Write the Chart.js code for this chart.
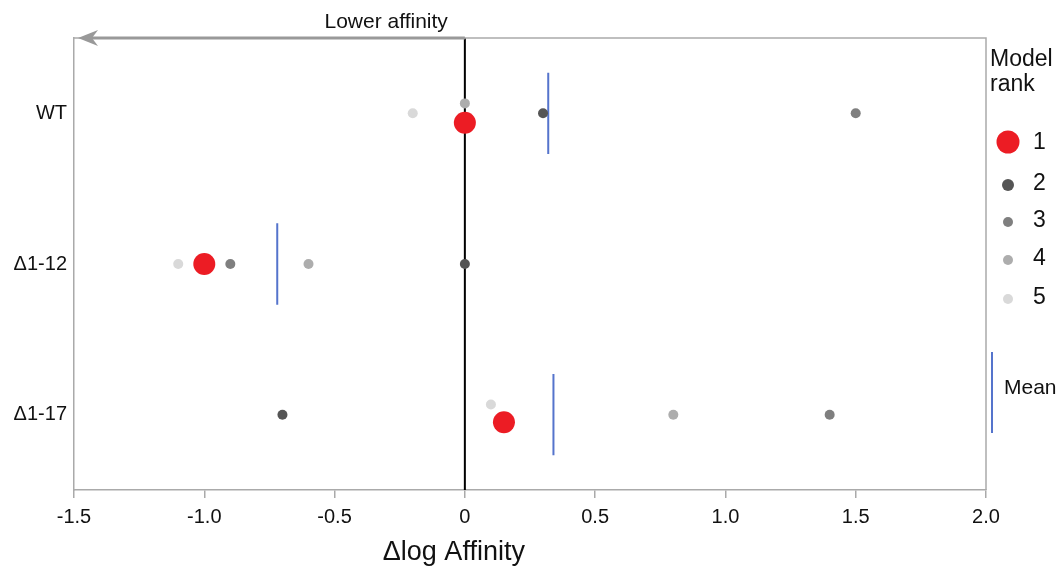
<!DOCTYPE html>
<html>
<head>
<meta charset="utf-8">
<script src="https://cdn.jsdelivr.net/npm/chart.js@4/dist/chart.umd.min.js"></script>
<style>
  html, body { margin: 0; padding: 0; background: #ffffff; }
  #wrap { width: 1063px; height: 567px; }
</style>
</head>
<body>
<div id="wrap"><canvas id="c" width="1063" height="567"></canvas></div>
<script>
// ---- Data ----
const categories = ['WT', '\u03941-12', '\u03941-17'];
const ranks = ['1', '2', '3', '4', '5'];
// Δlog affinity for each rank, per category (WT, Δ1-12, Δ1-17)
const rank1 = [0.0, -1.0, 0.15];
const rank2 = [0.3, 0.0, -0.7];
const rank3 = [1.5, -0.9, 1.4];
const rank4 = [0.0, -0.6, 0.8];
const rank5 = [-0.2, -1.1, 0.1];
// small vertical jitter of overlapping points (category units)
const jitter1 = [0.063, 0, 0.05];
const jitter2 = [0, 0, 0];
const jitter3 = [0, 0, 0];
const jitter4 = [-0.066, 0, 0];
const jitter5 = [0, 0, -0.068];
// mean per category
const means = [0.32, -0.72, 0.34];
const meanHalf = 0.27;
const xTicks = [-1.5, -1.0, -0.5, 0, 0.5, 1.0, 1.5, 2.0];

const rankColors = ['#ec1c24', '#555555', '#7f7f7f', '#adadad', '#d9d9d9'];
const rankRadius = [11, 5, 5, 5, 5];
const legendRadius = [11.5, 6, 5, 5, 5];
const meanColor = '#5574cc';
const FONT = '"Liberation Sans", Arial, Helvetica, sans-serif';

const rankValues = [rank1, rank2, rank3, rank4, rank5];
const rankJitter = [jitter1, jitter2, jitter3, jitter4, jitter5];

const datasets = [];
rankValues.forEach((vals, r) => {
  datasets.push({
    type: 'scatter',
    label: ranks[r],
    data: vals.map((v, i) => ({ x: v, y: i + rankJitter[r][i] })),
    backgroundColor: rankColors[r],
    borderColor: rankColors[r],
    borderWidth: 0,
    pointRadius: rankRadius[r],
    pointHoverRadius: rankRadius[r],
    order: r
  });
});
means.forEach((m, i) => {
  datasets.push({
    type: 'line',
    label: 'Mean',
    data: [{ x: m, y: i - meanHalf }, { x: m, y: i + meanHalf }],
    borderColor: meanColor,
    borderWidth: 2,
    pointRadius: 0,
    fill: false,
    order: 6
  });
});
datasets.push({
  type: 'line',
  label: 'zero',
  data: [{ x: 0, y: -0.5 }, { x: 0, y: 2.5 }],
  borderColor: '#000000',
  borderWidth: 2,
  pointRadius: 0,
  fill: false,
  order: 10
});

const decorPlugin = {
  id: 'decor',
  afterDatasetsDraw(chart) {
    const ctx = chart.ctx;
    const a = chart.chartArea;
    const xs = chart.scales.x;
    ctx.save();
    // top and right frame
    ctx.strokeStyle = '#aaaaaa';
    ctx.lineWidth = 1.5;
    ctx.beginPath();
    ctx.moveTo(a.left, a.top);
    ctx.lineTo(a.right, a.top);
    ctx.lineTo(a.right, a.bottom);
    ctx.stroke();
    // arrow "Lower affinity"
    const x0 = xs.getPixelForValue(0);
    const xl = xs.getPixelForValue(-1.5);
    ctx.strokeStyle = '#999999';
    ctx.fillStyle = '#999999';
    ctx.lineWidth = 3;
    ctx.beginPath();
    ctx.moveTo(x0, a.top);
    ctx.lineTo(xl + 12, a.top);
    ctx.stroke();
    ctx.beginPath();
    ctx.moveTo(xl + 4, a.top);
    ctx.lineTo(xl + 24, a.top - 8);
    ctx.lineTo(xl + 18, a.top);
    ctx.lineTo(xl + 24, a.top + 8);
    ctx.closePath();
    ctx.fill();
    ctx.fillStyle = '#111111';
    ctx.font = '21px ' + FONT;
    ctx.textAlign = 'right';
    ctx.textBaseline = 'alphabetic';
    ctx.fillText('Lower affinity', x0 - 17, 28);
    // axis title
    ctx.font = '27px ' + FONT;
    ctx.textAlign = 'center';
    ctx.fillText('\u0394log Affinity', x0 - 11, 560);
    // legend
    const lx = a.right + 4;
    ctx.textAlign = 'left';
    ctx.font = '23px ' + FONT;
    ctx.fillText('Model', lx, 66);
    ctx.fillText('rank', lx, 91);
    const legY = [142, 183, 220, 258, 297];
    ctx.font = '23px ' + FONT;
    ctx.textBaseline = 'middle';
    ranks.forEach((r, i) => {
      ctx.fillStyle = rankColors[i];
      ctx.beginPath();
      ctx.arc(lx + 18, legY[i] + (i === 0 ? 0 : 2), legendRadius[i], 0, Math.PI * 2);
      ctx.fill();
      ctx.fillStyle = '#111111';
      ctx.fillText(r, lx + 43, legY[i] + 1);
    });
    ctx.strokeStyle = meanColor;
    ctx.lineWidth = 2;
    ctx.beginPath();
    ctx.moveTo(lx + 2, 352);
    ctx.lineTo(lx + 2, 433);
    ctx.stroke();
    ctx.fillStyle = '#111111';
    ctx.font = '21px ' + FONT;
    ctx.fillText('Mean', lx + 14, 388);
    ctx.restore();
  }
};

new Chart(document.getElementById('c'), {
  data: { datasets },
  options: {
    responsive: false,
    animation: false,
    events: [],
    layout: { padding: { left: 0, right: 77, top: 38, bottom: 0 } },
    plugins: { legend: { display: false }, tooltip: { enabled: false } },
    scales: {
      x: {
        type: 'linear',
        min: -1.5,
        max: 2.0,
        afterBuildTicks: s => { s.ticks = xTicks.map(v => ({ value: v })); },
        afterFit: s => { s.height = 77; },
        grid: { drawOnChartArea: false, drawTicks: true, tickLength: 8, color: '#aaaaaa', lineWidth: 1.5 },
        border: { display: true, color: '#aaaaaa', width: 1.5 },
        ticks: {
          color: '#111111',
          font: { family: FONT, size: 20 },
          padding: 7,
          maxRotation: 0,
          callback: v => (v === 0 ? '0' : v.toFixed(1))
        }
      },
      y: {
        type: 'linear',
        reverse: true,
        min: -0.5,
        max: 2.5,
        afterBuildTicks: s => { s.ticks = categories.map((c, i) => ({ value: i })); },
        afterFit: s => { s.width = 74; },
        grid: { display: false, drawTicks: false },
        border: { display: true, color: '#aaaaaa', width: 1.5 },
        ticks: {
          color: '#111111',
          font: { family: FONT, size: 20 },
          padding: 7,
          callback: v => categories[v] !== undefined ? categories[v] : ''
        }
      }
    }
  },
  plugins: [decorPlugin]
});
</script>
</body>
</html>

TASK TO COMPLETE — Without the pictures, repeat the listing above exactly.

EXERCISE SOLUTION —
Write the Chart.js code for this chart.
<!DOCTYPE html>
<html>
<head>
<meta charset="utf-8">
<script src="https://cdn.jsdelivr.net/npm/chart.js@4/dist/chart.umd.min.js"></script>
<style>
  html, body { margin: 0; padding: 0; background: #ffffff; }
  #wrap { width: 1063px; height: 567px; }
</style>
</head>
<body>
<div id="wrap"><canvas id="c" width="1063" height="567"></canvas></div>
<script>
// ---- Data ----
const categories = ['WT', '\u03941-12', '\u03941-17'];
const ranks = ['1', '2', '3', '4', '5'];
// Δlog affinity for each rank, per category (WT, Δ1-12, Δ1-17)
const rank1 = [0.0, -1.0, 0.15];
const rank2 = [0.3, 0.0, -0.7];
const rank3 = [1.5, -0.9, 1.4];
const rank4 = [0.0, -0.6, 0.8];
const rank5 = [-0.2, -1.1, 0.1];
// small vertical jitter of overlapping points (category units)
const jitter1 = [0.063, 0, 0.05];
const jitter2 = [0, 0, 0];
const jitter3 = [0, 0, 0];
const jitter4 = [-0.066, 0, 0];
const jitter5 = [0, 0, -0.068];
// mean per category
const means = [0.32, -0.72, 0.34];
const meanHalf = 0.27;
const xTicks = [-1.5, -1.0, -0.5, 0, 0.5, 1.0, 1.5, 2.0];

const rankColors = ['#ec1c24', '#555555', '#7f7f7f', '#adadad', '#d9d9d9'];
const rankRadius = [11, 5, 5, 5, 5];
const legendRadius = [11.5, 6, 5, 5, 5];
const meanColor = '#5574cc';
const FONT = '"Liberation Sans", Arial, Helvetica, sans-serif';

const rankValues = [rank1, rank2, rank3, rank4, rank5];
const rankJitter = [jitter1, jitter2, jitter3, jitter4, jitter5];

const datasets = [];
rankValues.forEach((vals, r) => {
  datasets.push({
    type: 'scatter',
    label: ranks[r],
    data: vals.map((v, i) => ({ x: v, y: i + rankJitter[r][i] })),
    backgroundColor: rankColors[r],
    borderColor: rankColors[r],
    borderWidth: 0,
    pointRadius: rankRadius[r],
    pointHoverRadius: rankRadius[r],
    order: r
  });
});
means.forEach((m, i) => {
  datasets.push({
    type: 'line',
    label: 'Mean',
    data: [{ x: m, y: i - meanHalf }, { x: m, y: i + meanHalf }],
    borderColor: meanColor,
    borderWidth: 2,
    pointRadius: 0,
    fill: false,
    order: 6
  });
});
datasets.push({
  type: 'line',
  label: 'zero',
  data: [{ x: 0, y: -0.5 }, { x: 0, y: 2.5 }],
  borderColor: '#000000',
  borderWidth: 2,
  pointRadius: 0,
  fill: false,
  order: 10
});

const decorPlugin = {
  id: 'decor',
  afterDatasetsDraw(chart) {
    const ctx = chart.ctx;
    const a = chart.chartArea;
    const xs = chart.scales.x;
    ctx.save();
    // top and right frame
    ctx.strokeStyle = '#aaaaaa';
    ctx.lineWidth = 1.5;
    ctx.beginPath();
    ctx.moveTo(a.left, a.top);
    ctx.lineTo(a.right, a.top);
    ctx.lineTo(a.right, a.bottom);
    ctx.stroke();
    // arrow "Lower affinity"
    const x0 = xs.getPixelForValue(0);
    const xl = xs.getPixelForValue(-1.5);
    ctx.strokeStyle = '#999999';
    ctx.fillStyle = '#999999';
    ctx.lineWidth = 3;
    ctx.beginPath();
    ctx.moveTo(x0, a.top);
    ctx.lineTo(xl + 12, a.top);
    ctx.stroke();
    ctx.beginPath();
    ctx.moveTo(xl + 4, a.top);
    ctx.lineTo(xl + 24, a.top - 8);
    ctx.lineTo(xl + 18, a.top);
    ctx.lineTo(xl + 24, a.top + 8);
    ctx.closePath();
    ctx.fill();
    ctx.fillStyle = '#111111';
    ctx.font = '21px ' + FONT;
    ctx.textAlign = 'right';
    ctx.textBaseline = 'alphabetic';
    ctx.fillText('Lower affinity', x0 - 17, 28);
    // axis title
    ctx.font = '27px ' + FONT;
    ctx.textAlign = 'center';
    ctx.fillText('\u0394log Affinity', x0 - 11, 560);
    // legend
    const lx = a.right + 4;
    ctx.textAlign = 'left';
    ctx.font = '23px ' + FONT;
    ctx.fillText('Model', lx, 66);
    ctx.fillText('rank', lx, 91);
    const legY = [142, 183, 220, 258, 297];
    ctx.font = '23px ' + FONT;
    ctx.textBaseline = 'middle';
    ranks.forEach((r, i) => {
      ctx.fillStyle = rankColors[i];
      ctx.beginPath();
      ctx.arc(lx + 18, legY[i] + (i === 0 ? 0 : 2), legendRadius[i], 0, Math.PI * 2);
      ctx.fill();
      ctx.fillStyle = '#111111';
      ctx.fillText(r, lx + 43, legY[i] + 1);
    });
    ctx.strokeStyle = meanColor;
    ctx.lineWidth = 2;
    ctx.beginPath();
    ctx.moveTo(lx + 2, 352);
    ctx.lineTo(lx + 2, 433);
    ctx.stroke();
    ctx.fillStyle = '#111111';
    ctx.font = '21px ' + FONT;
    ctx.fillText('Mean', lx + 14, 388);
    ctx.restore();
  }
};

new Chart(document.getElementById('c'), {
  data: { datasets },
  options: {
    responsive: false,
    animation: false,
    events: [],
    layout: { padding: { left: 0, right: 77, top: 38, bottom: 0 } },
    plugins: { legend: { display: false }, tooltip: { enabled: false } },
    scales: {
      x: {
        type: 'linear',
        min: -1.5,
        max: 2.0,
        afterBuildTicks: s => { s.ticks = xTicks.map(v => ({ value: v })); },
        afterFit: s => { s.height = 77; },
        grid: { drawOnChartArea: false, drawTicks: true, tickLength: 8, color: '#aaaaaa', lineWidth: 1.5 },
        border: { display: true, color: '#aaaaaa', width: 1.5 },
        ticks: {
          color: '#111111',
          font: { family: FONT, size: 20 },
          padding: 7,
          maxRotation: 0,
          callback: v => (v === 0 ? '0' : v.toFixed(1))
        }
      },
      y: {
        type: 'linear',
        reverse: true,
        min: -0.5,
        max: 2.5,
        afterBuildTicks: s => { s.ticks = categories.map((c, i) => ({ value: i })); },
        afterFit: s => { s.width = 74; },
        grid: { display: false, drawTicks: false },
        border: { display: true, color: '#aaaaaa', width: 1.5 },
        ticks: {
          color: '#111111',
          font: { family: FONT, size: 20 },
          padding: 7,
          callback: v => categories[v] !== undefined ? categories[v] : ''
        }
      }
    }
  },
  plugins: [decorPlugin]
});
</script>
</body>
</html>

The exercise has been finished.